### PROVIDED MATERIAL
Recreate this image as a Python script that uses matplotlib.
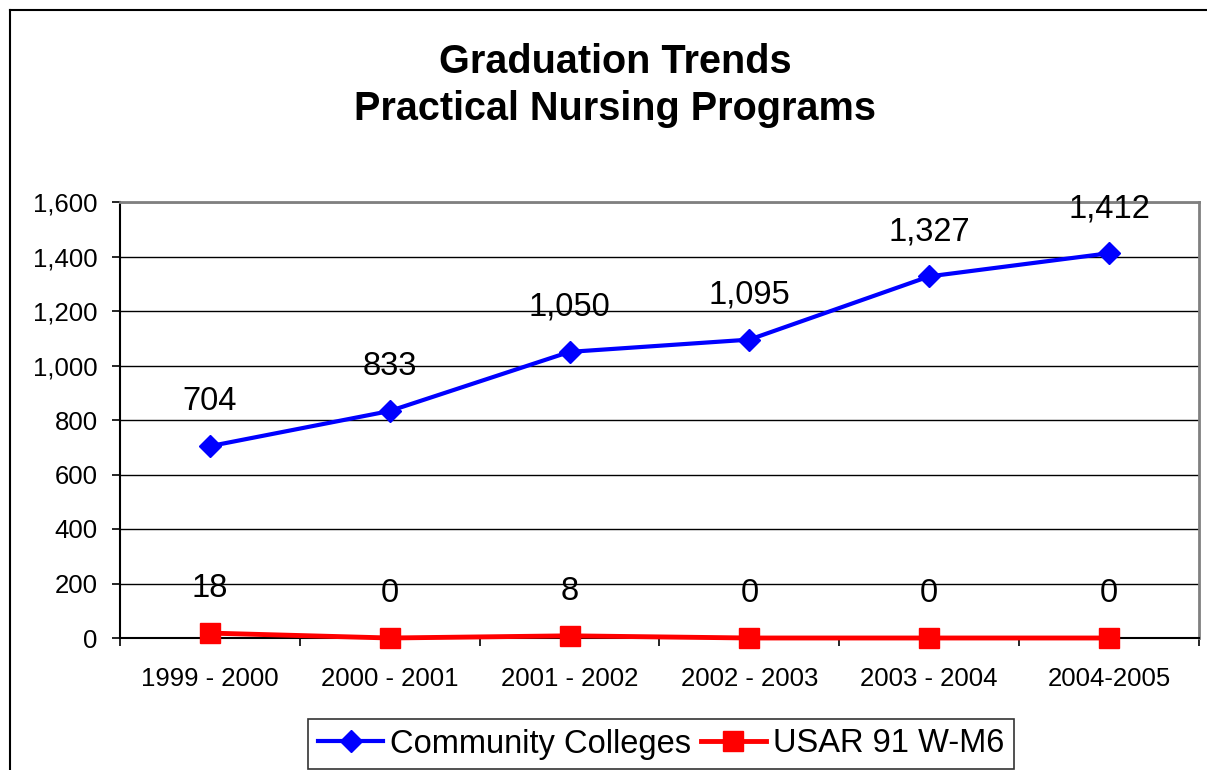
import matplotlib
matplotlib.use("Agg")
import matplotlib.pyplot as plt
from matplotlib.lines import Line2D
from matplotlib.ticker import FuncFormatter, FixedLocator

plt.rcParams['font.family'] = ['Liberation Sans', 'DejaVu Sans']

categories = ["1999 - 2000", "2000 - 2001", "2001 - 2002", "2002 - 2003", "2003 - 2004", "2004-2005"]
community = [704, 833, 1050, 1095, 1327, 1412]
usar = [18, 0, 8, 0, 0, 0]
series_names = ["Community Colleges", "USAR 91 W-M6"]
title_lines = ["Graduation Trends", "Practical Nursing Programs"]

W, H = 1207, 770
fig = plt.figure(figsize=(W / 100, H / 100), dpi=100)
ax = fig.add_axes([120 / W, 1 - 638 / H, (1199 - 120) / W, (638 - 202) / H])

x = list(range(len(categories)))
ax.plot(x, community, color='#0000FF', lw=3, marker='D', ms=11.5, mec='#0000FF',
        mfc='#0000FF', label=series_names[0], zorder=4, clip_on=False)
ax.plot(x, usar, color='#FF0000', lw=3.5, marker='s', ms=14, mec='#FF0000',
        mfc='#FF0000', label=series_names[1], zorder=4, clip_on=False)

for xi, v in zip(x, community):
    ax.annotate(f"{v:,}", (xi, v), xytext=(0, 32), textcoords='offset points',
                ha='center', va='center', fontsize=23.5, zorder=5)
for xi, v in zip(x, usar):
    ax.annotate(f"{v:,}", (xi, v), xytext=(0, 32), textcoords='offset points',
                ha='center', va='center', fontsize=23.5, zorder=5)

ax.set_xlim(-0.5, len(categories) - 0.5)
ax.set_ylim(0, 1600)
ax.yaxis.set_major_locator(FixedLocator(list(range(0, 1601, 200))))
ax.yaxis.set_major_formatter(FuncFormatter(lambda v, p: f"{int(v):,}"))
ax.set_xticks(x)
ax.set_xticklabels(categories)
ax.set_xticks([i - 0.5 for i in range(len(categories) + 1)], minor=True)
ax.tick_params(axis='x', which='major', length=0, pad=21, labelsize=18.5)
ax.tick_params(axis='x', which='minor', length=6, width=1.2, direction='out', color='black')
ax.tick_params(axis='y', which='major', length=6, width=1.2, direction='out', pad=10,
               labelsize=18.5, color='black')

ax.grid(axis='y', color='black', lw=1.0)
ax.set_axisbelow(True)
for s in ['left', 'bottom']:
    ax.spines[s].set_color('black')
    ax.spines[s].set_linewidth(1.5)
for s in ['top', 'right']:
    ax.spines[s].set_color('#808080')
    ax.spines[s].set_linewidth(2)

fig.text(615 / W, 1 - 62 / H, title_lines[0], ha='center', va='center',
         fontsize=28.5, fontweight='bold')
fig.text(615 / W, 1 - 109 / H, title_lines[1], ha='center', va='center',
         fontsize=28.5, fontweight='bold')

leg = fig.legend(loc='center', bbox_to_anchor=(661 / W, 1 - 744 / H), ncol=2,
                 fontsize=23.5, frameon=True, fancybox=False, edgecolor='black',
                 handlelength=2.0, handletextpad=0.2, columnspacing=0.3,
                 borderpad=0.3, borderaxespad=0)
leg.get_frame().set_linewidth(1.2)

# figure border (left and top visible)
fig.add_artist(Line2D([10 / W, 10 / W], [0, 1 - 10 / H], transform=fig.transFigure,
                      color='black', lw=1.5))
fig.add_artist(Line2D([10 / W, 1], [1 - 10 / H, 1 - 10 / H], transform=fig.transFigure,
                      color='black', lw=1.5))

fig.savefig("out.png", dpi=100)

### WHAT IS NEEDED
Leave out any pictures, please, and quote only the lines from the top of the data through the line that contains "plt.rcParams['font.family'] = ['Liberation".

### REPLY TO THE EXERCISE
Recreate this image as a Python script that uses matplotlib.
import matplotlib
matplotlib.use("Agg")
import matplotlib.pyplot as plt
from matplotlib.lines import Line2D
from matplotlib.ticker import FuncFormatter, FixedLocator

plt.rcParams['font.family'] = ['Liberation Sans', 'DejaVu Sans']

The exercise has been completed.